◆ Source code of charts ◆
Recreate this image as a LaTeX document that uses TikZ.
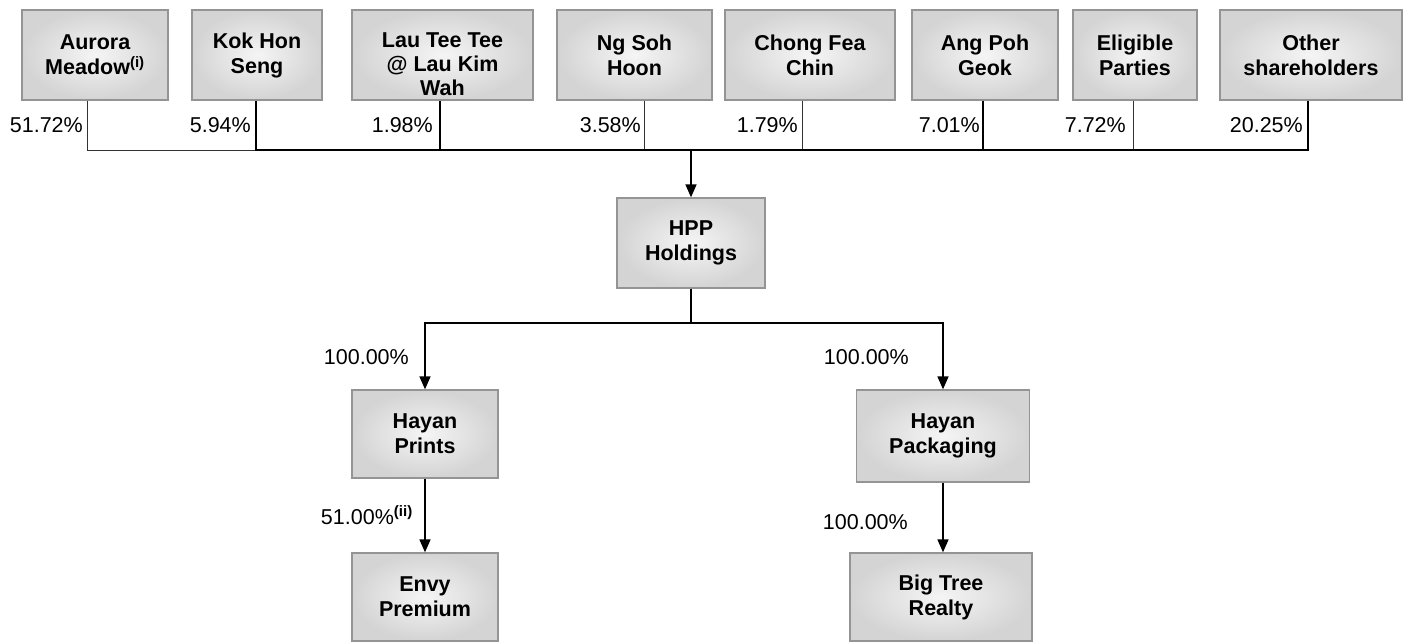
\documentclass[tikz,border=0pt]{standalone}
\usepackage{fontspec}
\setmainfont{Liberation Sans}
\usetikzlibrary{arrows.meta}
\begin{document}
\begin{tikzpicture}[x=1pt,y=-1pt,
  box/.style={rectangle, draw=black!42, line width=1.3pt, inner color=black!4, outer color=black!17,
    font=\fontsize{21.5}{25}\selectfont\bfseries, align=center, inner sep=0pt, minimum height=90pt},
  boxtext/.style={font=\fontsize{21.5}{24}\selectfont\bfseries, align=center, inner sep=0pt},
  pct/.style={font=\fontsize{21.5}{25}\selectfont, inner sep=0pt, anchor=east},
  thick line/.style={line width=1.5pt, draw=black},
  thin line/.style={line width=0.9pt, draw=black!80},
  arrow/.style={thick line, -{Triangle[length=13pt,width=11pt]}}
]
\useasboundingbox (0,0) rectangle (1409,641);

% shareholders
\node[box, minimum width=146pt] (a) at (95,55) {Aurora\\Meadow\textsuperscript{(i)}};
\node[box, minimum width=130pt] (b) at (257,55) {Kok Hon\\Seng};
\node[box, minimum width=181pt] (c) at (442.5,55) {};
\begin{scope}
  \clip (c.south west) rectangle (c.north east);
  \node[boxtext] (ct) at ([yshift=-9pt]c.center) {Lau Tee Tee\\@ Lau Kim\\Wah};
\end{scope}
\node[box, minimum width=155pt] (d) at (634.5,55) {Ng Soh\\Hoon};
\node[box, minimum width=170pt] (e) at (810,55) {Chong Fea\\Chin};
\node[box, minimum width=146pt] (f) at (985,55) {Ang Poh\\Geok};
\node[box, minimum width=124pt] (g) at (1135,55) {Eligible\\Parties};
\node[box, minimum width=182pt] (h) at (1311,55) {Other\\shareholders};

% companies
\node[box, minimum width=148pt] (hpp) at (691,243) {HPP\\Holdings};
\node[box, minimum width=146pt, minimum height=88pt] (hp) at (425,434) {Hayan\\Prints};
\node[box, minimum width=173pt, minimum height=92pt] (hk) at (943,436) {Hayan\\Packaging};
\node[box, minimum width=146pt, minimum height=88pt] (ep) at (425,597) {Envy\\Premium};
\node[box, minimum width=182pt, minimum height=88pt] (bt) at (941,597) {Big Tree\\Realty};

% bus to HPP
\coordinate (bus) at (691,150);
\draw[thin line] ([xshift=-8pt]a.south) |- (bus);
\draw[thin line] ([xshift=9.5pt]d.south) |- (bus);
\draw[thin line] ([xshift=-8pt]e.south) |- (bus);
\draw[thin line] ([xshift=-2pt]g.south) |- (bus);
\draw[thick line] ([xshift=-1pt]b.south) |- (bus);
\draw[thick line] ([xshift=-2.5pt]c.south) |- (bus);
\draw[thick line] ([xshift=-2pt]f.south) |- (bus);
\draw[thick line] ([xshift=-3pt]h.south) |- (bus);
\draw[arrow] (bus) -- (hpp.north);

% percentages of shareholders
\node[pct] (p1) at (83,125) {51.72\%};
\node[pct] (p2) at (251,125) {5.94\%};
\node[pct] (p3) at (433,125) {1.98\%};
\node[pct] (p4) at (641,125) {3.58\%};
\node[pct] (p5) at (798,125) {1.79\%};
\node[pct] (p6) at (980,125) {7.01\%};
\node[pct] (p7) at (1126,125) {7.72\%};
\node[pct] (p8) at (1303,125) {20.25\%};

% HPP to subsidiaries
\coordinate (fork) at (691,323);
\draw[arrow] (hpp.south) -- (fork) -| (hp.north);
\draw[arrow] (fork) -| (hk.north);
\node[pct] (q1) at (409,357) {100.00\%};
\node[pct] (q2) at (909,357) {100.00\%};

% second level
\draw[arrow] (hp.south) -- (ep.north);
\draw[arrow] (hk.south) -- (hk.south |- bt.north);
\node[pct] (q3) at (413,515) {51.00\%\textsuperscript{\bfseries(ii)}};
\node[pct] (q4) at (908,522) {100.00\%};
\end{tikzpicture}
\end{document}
* * *
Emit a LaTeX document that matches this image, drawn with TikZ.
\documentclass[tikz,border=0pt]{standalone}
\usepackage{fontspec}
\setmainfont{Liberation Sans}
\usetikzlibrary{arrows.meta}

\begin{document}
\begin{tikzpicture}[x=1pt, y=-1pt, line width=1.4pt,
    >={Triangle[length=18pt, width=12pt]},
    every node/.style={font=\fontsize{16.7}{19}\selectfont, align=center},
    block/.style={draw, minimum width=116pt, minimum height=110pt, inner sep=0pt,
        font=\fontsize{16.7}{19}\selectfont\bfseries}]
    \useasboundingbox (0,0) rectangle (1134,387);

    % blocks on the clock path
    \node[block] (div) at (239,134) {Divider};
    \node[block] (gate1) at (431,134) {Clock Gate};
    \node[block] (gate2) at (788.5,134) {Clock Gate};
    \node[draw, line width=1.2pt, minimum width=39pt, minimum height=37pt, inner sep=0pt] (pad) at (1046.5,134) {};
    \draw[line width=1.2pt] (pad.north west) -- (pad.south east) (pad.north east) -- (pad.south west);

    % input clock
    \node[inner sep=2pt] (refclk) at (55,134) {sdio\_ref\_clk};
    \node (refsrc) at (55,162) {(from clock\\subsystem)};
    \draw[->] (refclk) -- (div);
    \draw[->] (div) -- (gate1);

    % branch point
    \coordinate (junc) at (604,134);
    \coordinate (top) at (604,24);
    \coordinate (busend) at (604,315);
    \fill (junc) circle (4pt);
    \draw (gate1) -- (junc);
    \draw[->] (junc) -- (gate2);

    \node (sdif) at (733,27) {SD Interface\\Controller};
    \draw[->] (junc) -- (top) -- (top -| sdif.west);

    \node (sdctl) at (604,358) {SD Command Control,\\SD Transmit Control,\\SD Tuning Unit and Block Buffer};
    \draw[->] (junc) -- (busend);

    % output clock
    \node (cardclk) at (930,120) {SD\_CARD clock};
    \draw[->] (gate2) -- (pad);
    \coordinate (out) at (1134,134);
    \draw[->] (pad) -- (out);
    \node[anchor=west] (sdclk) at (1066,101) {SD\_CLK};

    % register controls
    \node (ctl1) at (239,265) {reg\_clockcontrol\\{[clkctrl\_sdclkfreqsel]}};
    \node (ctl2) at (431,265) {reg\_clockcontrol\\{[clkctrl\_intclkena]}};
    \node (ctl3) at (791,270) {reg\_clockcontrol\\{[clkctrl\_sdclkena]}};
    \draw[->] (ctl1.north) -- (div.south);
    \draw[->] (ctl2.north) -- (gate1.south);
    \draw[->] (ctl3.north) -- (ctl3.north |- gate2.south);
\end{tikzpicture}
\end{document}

◆ PROBLEM TO WORK ON ◆
In the entries above, find lines with "this" and copy each.

◆ TASK RESPONSE ◆
Recreate this image as a LaTeX document that uses TikZ.
Emit a LaTeX document that matches this image, drawn with TikZ.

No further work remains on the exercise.